In the last decade, new treatments for brain disorders based on therapeutic uses of ultrasound have generated huge excitement in the research and medical communities. Ultrasound offers the unique ability to non-invasively ablate brain tissue, deliver drugs, stimulate or modulate brain activity, and open the blood-brain barrier. However, one major barrier to the wider clinical adoption of this technology is the lack of accurate online treatment planning tools. The skull can significantly distort the ultrasound waves as they propagate into the brain, so planning tools are essential to correct for these distortions and predict treatment outcomes ahead of time. However, even with large supercomputers, existing treatment planning models can take hours or days to run, making them unsuitable for online use in many clinical applications.

The novel tools for treatment planning based on deep learning outlined in this proposal could provide a major breakthrough in computing performance and act as a catalyst for the widespread clinical application of therapeutic ultrasound technologies in the brain. Impact will arise from: (i) the enhanced accuracy compared to existing models used in commercial devices, (ii) the unprecedented levels of computational performance which will allow model-based treatment planning predictions to be made in real-time, (iii) the extensive validation of the models, and (iv) adherence to the regulatory framework required for the clinical application of scientific software. In the context of delivering value-based healthcare, these tools could also play a significant role in decreasing procedural costs and optimising clinical outcomes. This impact will be enhanced by open-source software releases and the establishment of a new subject repository for ultrasound metrology data.

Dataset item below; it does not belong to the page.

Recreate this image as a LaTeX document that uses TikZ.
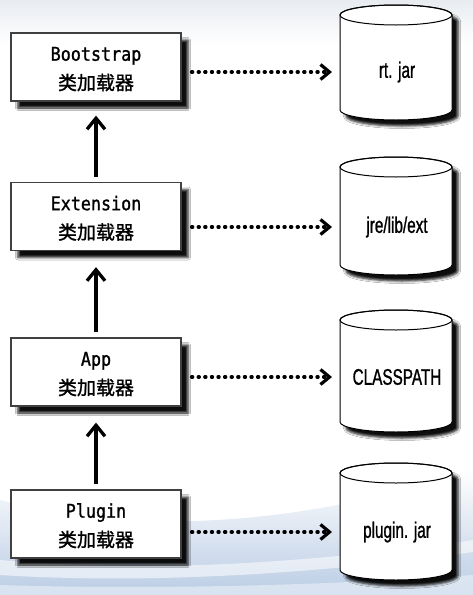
\documentclass[tikz,border=0pt]{standalone}
\usepackage{fontspec}
\newfontfamily\cjk[FakeBold=1.2]{Noto Sans CJK SC}
\newfontfamily\monof[FakeStretch=0.88,FakeBold=1.2]{DejaVu Sans Mono}
\newfontfamily\narrowf[FakeStretch=0.68,FakeBold=1]{Liberation Sans}
\usetikzlibrary{shadows.blur,arrows.meta}
\definecolor{bgtop}{RGB}{232,236,241}
\definecolor{bgblue}{RGB}{186,204,228}
\definecolor{bgpale}{RGB}{236,242,249}
\begin{document}
\begin{tikzpicture}[x=1pt,y=-1pt,
  loader/.style={draw=black!75, line width=1.3pt, fill=white,
    minimum width=170pt, minimum height=68pt, inner sep=0pt, align=center,
    blur shadow={shadow xshift=7pt, shadow yshift=-7pt, shadow opacity=95, shadow blur steps=4, shadow blur radius=2.5pt},
    font=\fontsize{19}{29}\selectfont},
  drum/.style={draw=black, line width=1pt, fill=white,
    blur shadow={shadow xshift=6pt, shadow yshift=-6pt, shadow opacity=95, shadow blur steps=4, shadow blur radius=2.5pt}},
  storelabel/.style={font=\narrowf\fontsize{22.5}{24}\selectfont, inner sep=0pt},
  dep/.style={line width=3.3pt, -{Straight Barb[length=11pt, width=18pt, line width=3.3pt]}},
  use/.style={line width=3.4pt, line cap=round, dash pattern=on 1pt off 5.6pt,
    -{Straight Barb[length=9pt, width=15pt, line width=3.2pt]}}
]
\useasboundingbox (0,0) rectangle (473,595);
% background
\fill[white] (0,0) rectangle (473,595);
\shade[top color=bgtop, bottom color=white] (0,0) rectangle (473,45);
\shade[top color=white, bottom color=bgblue]
  (0,500) .. controls (150,540) and (320,520) .. (473,470) -- (473,595) -- (0,595) -- cycle;
\fill[white, opacity=0.55] (0,560) .. controls (160,575) and (330,560) .. (473,540)
  -- (473,552) .. controls (330,572) and (160,585) .. (0,575) -- cycle;
\fill[bgpale, opacity=0.6] (0,585) .. controls (160,590) and (330,585) .. (473,575) -- (473,595) -- (0,595) -- cycle;

% class loaders
\node[loader] (boot) at (96,67) {\rule{0pt}{18pt}{\monof Bootstrap}\\{\cjk 类加载器}};
\node[loader] (ext) at (96,216.5) {\rule{0pt}{18pt}{\monof Extension}\\{\cjk 类加载器}};
\node[loader] (app) at (96,372) {\rule{0pt}{18pt}{\monof App}\\{\cjk 类加载器}};
\node[loader] (plug) at (96,524) {\rule{0pt}{18pt}{\monof Plugin}\\{\cjk 类加载器}};

% stores (cylinders): top y, bottom y
\foreach \ty/\by in {5/120, 157/275, 310/432, 463/580}{
  \path[drum] (340,\ty+10) -- (340,\by-10)
    arc[start angle=180, end angle=0, x radius=56, y radius=10]
    -- (452,\ty+10) arc[start angle=0, end angle=-180, x radius=56, y radius=10] -- cycle;
  \draw[line width=1pt] (396,\ty+10) ellipse[x radius=56, y radius=10];
}
\node[storelabel] (t1) at (397,72) {rt. jar};
\node[storelabel] (t2) at (397,227) {jre/lib/ext};
\node[storelabel] (t3) at (397,377) {CLASSPATH};
\node[storelabel] (t4) at (397,532) {plugin. jar};
\coordinate (c1) at (340,72);
\coordinate (c2) at (340,227);
\coordinate (c3) at (340,377);
\coordinate (c4) at (340,532);

% delegation arrows
\draw[dep, shorten <=5pt, shorten >=14pt] (ext.north) -- (boot.south);
\draw[dep, shorten <=5pt, shorten >=16pt] (app.north) -- (ext.south);
\draw[dep, shorten <=5pt, shorten >=16pt] (plug.north) -- (app.south);

% loading arrows
\draw[use, shorten <=10pt, shorten >=8pt] (boot.east |- t1) -- (c1);
\draw[use, shorten <=10pt, shorten >=8pt] (ext.east |- t2) -- (c2);
\draw[use, shorten <=10pt, shorten >=8pt] (app.east |- t3) -- (c3);
\draw[use, shorten <=10pt, shorten >=8pt] (plug.east |- t4) -- (c4);
\end{tikzpicture}
\end{document}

The enhanced capabilities for ultrasound therapy offered by real-time treatment planning software will provide a significant competitive edge over other planning approaches currently used in academia and industry. This will make the software commercially attractive to manufacturers of therapeutic ultrasound equipment, two of whom are already directly engaged with this project. It is expected the generated IP will lead to licensing agreements or the development of new start-ups, with the UK becoming a base for future international investment. The developed tools will also act as a platform technology for wide-reaching investigations into the interaction of ultrasound with the human body.